> _STORED ROWS_:
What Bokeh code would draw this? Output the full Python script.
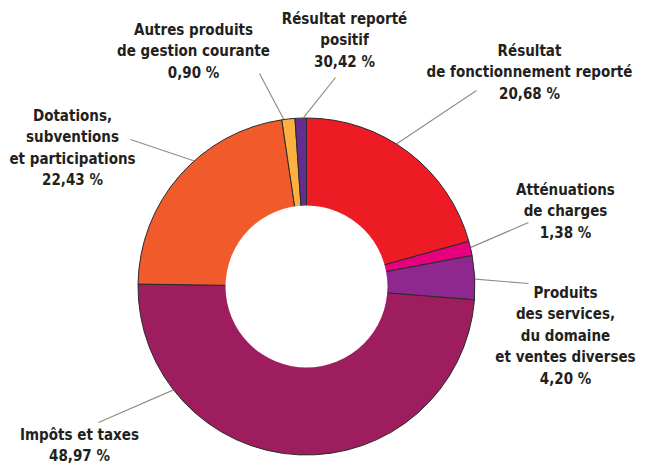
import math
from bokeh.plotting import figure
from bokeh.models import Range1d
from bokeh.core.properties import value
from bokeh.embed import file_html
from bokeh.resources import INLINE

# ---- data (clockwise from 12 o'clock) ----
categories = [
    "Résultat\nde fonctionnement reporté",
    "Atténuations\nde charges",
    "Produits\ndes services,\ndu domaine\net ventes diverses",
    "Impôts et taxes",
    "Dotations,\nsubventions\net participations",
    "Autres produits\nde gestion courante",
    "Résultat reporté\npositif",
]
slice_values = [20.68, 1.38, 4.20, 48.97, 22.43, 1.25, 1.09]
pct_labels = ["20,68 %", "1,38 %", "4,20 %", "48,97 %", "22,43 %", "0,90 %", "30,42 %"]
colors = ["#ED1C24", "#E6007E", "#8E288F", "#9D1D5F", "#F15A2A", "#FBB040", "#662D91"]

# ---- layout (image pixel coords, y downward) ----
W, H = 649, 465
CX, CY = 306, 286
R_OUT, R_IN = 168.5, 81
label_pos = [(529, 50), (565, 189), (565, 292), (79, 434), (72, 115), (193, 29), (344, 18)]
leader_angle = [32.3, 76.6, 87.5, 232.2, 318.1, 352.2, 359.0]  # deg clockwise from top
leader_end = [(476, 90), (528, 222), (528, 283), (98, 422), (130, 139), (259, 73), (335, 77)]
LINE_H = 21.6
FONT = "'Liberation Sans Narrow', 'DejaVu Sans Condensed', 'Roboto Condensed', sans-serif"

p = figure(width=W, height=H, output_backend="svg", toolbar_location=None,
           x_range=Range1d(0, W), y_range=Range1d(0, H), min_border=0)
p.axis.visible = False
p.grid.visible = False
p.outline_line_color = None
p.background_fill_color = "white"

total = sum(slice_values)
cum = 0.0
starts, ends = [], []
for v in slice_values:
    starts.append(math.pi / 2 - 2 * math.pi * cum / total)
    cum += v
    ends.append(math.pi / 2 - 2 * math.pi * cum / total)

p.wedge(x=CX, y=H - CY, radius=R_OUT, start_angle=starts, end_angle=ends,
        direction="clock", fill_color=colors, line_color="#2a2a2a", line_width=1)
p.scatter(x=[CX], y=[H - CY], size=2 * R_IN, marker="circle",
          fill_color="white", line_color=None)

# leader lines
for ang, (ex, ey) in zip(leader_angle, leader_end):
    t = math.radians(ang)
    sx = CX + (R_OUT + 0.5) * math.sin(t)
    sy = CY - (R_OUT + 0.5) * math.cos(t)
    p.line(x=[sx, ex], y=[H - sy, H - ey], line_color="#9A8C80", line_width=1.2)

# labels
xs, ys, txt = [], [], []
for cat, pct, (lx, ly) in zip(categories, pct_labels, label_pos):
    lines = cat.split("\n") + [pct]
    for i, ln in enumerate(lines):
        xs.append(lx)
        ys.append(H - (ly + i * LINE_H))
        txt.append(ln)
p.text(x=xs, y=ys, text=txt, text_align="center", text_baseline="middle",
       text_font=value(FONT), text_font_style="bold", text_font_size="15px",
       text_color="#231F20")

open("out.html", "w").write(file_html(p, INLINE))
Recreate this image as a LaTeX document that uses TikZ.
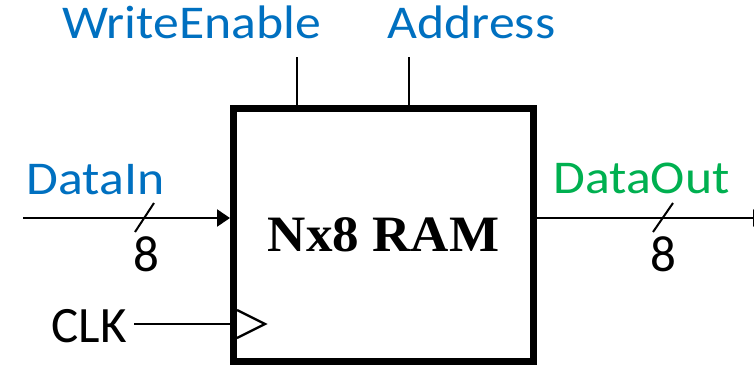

> _TO DO_: Extract, word for word, each line from the top of the data down to and including the line with "from bokeh.resources import INLINE"; skip the pictures.

> _SOLUTION FOR THIS TASK_:
What Bokeh code would draw this? Output the full Python script.
import math
from bokeh.plotting import figure
from bokeh.models import Range1d
from bokeh.core.properties import value
from bokeh.embed import file_html
from bokeh.resources import INLINE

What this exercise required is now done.